The Realm of Robots includes Step #7, Step #8, and Step #9. It targets logical thinking as students create diagrams to prove how many possibilities there are for different challenges. The Robot Workshop is a digital activity that, while it is fun to play at an entry-level, allows students to build confidence as they identify possibilities within the more complex challenges it offers.
Step #7 Robot Design
1) This step is supported with a digital activity. Students can launch the Robot Workshop and click on ‘Challenge’ to access a drag and drop tool that let’s them build robots using the parts they have been given.
The accompanying task cards contain a selection of activities provides an opportunity for students to review and design sorting systems – particularly tree diagrams. For the first activity students are challenged to find all the possible robots that can be built with a set of parts.
There are two activities to select from. Task 1a gives students a tree diagram with missing parts for them to fill in. 1b gives students the task but leaves it up to them to develop a system to show the possibilities. Select which version of the task is suitable for your students.
2) There are then four task cards that continue to explore how many robots can be built – two where students can draw or list them and two sets to compare to identify which offers the most possibilities.
Step #8 Robot Workshop – Warm Up
1) It’s time to load Robot Workshop on student tables or laptops, or on a classroom IWB, and learning to play Random Robot Parts. As well as a device, students will need an accompanying activity sheet.
Students click on ‘Random Robot Parts’ three times, and then place ticks on their worksheet to record the parts they have. Their challenge is to build as many robots as they can.
Before trying on their own or with a partner, it can be helpful to demonstrate on the IWB and play one challenge as a class.
Task Card 6a asks students to ‘draw a ‘show’ the robots on their page.
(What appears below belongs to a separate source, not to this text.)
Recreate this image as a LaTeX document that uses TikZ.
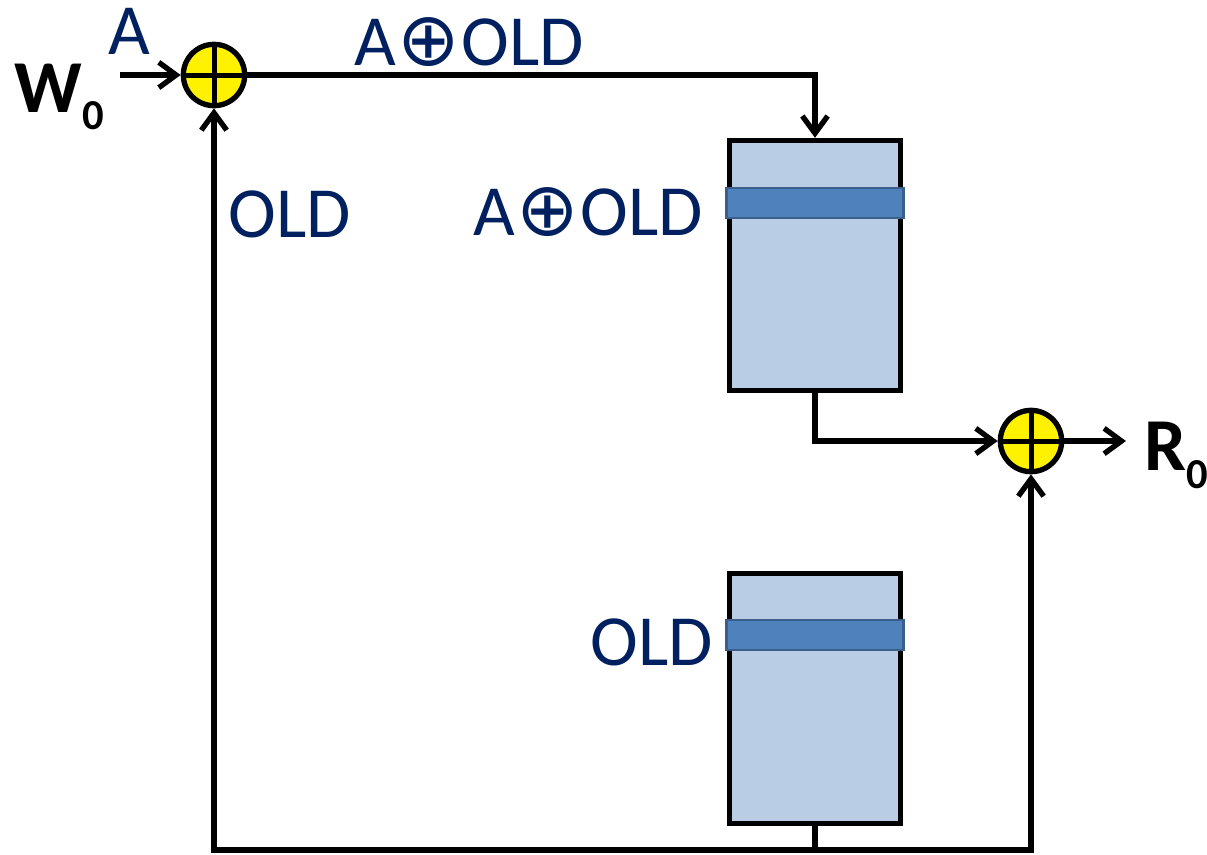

Task Card 6b asks students to ‘use a diagram to prove you’ve made all possibilities.’ Select which level of challenge is appropriate for your students.
Step #9 Random Robot Parts Challenge
It’s time to earn points playing Random Robot Parts with Challenge Cards!
This is a game that can be played as a class or in small groups. Here are some examples of the entry challenges:
To extend students, tick the ‘Show Prices’ checkbox. Each robot part will now come with a price tag, allowing students to attempt challenges such as these:
Decide on the challenges that are suitable for your students, and shuffle the cards. Chose a student to select one at random and show it to all players.
Players now tap their Random Robot Parts button. They can either decide to play with the pieces they were give, or tap for a new selection of parts. They cannot tap more than three times – whatever they have at that point is what they must play with.
A similar activity that can be played more independently is ‘Random Robot Parts Price Challenge.’
Print the activity sheet for students to complete. They tick the random parts they were given, and then select a challenge from the menu they’d like to complete. They are able to choose multiple challenges to show on their page.